ただ、ご主人の正確な「生誕時間」が不明なのが気がかりでした。四柱推命は「占星術」の一種ですから、「生誕時間」も非常に重要な要素になります。「生誕時間」が不明だと「時差」の影響で「生日」が変わったりすることがありますし、また「生日」が変われば「判断」のすべてが狂ってきます。四柱推命では「生日」が非常に重要なウエイトを占めているのです。しかし実際には「生誕時間」が不明な人がたくさんいます。

「生誕時間」が不明の場合は、その人の「生日」が正しいことを前提として占いカウンセリングを進めねばなりません。このご主人の場合もそうした事例に当たるので、判断は慎重に進める必要がありました。こうした場合、「運気」の流れなどを使いながら、「生日」が変化してもあまり影響の少ない要素を確認しながら進めます。そのご主人の運気をみると、ある時点で気にかかる箇所がありました。そのご主人が40代くらいの時点で、今から10年前くらいの時期でした。

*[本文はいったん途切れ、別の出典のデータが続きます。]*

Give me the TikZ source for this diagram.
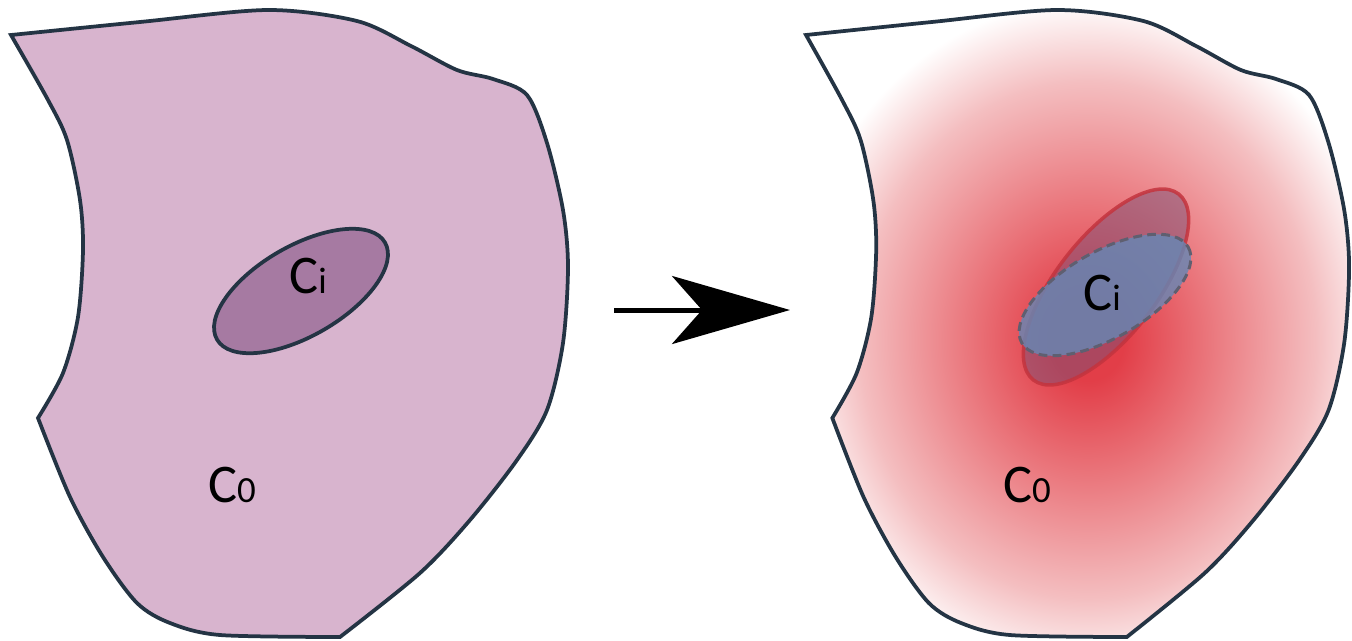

その年は運気の「不調和」をひき起こす時期、つまり「琉球四柱推命」でいうところの「不和年」という年に当たっていました。「大運」や「命式」を総合的に判断して間違いないと思ったので、その判断をご主人に告げました。「今からちょうど10年くらい前の年、〇〇年にご主人の親に関する悪い暗示が出ています」「この年にご主人の親に関係することで何か悪いことが起きましたか?」

最初、ご主人は思い出すかのように過去の「記憶」をたどっていましたが、しばらくするとぼそっと呟きました。「その年に私の親が亡くなりました」

私はたいして驚きませんでした。何度もこうした「事例」を見てきているので、今さら驚くこともありません。むしろこのような運気の極端に不安定になる時期に「何もない」というのがおかしいのです。

ただ注意しないといけないのは、こうした時期に必ず「親」がなくなるわけではないということです。このご主人の運命パターンから読み取れるのはあくまでも「その人の親に関係する悪い暗示」に過ぎません。なぜなら人の「死ぬ時期」があらかじめ決まってるわけではないからです。四柱推命は「宿命論」ではありません。

運命の研究からわかったのは、家族の運命が「家族全体」と深く関わりシンクロしていること。そして家族間には深いレベルの「結びつき」があるので、たとえば子供の運気の中に親に関する「悪い暗示」が出ることがありますし、その反対に親の運気の中に子供に関する「悪い暗示」が出ることもあります。ただその悪いできごとの現象はその家族の持つ「カルマ」などにより様々ですから、一概に判断できるわけではありません。

「占いカウンセリング」の際にはその人の「生年月日時」が示す「深層心理」の傾向性を分析し、さらに現在の「運気」を示す大運や年運の要素を加えて判断していきます。その際は家族がその「個人」に深く関わるので、特に両親の影響が絶大ですから、可能であれば両親も同時に鑑定分析すると予測の「精度」が向上します。

親に関する悪い出来事を〇〇年という時期まで言い当てたことで、そのご主人はそれ以降すっかりおとなしくなり、アドバイスを素直に聞いてくれるようになりました。ただ、このご主人のような「懐疑的な人」が多いのは事実でしょう。その背景には確たる技術もなく「安易な占術」を使って人の運命を占っている人々がいますし、また単に「お金儲け」の目的の人々がいますし、またそうした「真偽」を見分けきれない悩める人々が多数いるのも事実でしょう。

「正統派の四柱推命」は2千年以上の歴史をもつ「統計心理学」であり、単なる「占術」ではなくて本来は「深層心理学」ですから、正しい使い方を心がければ悩める現代人にも非常に「有益」なものとなります。将来は「占術」の枠を超えて新しい「統計心理学」「深層心理学」として確立できれば、その評価も大きく変わってくるのでしょう。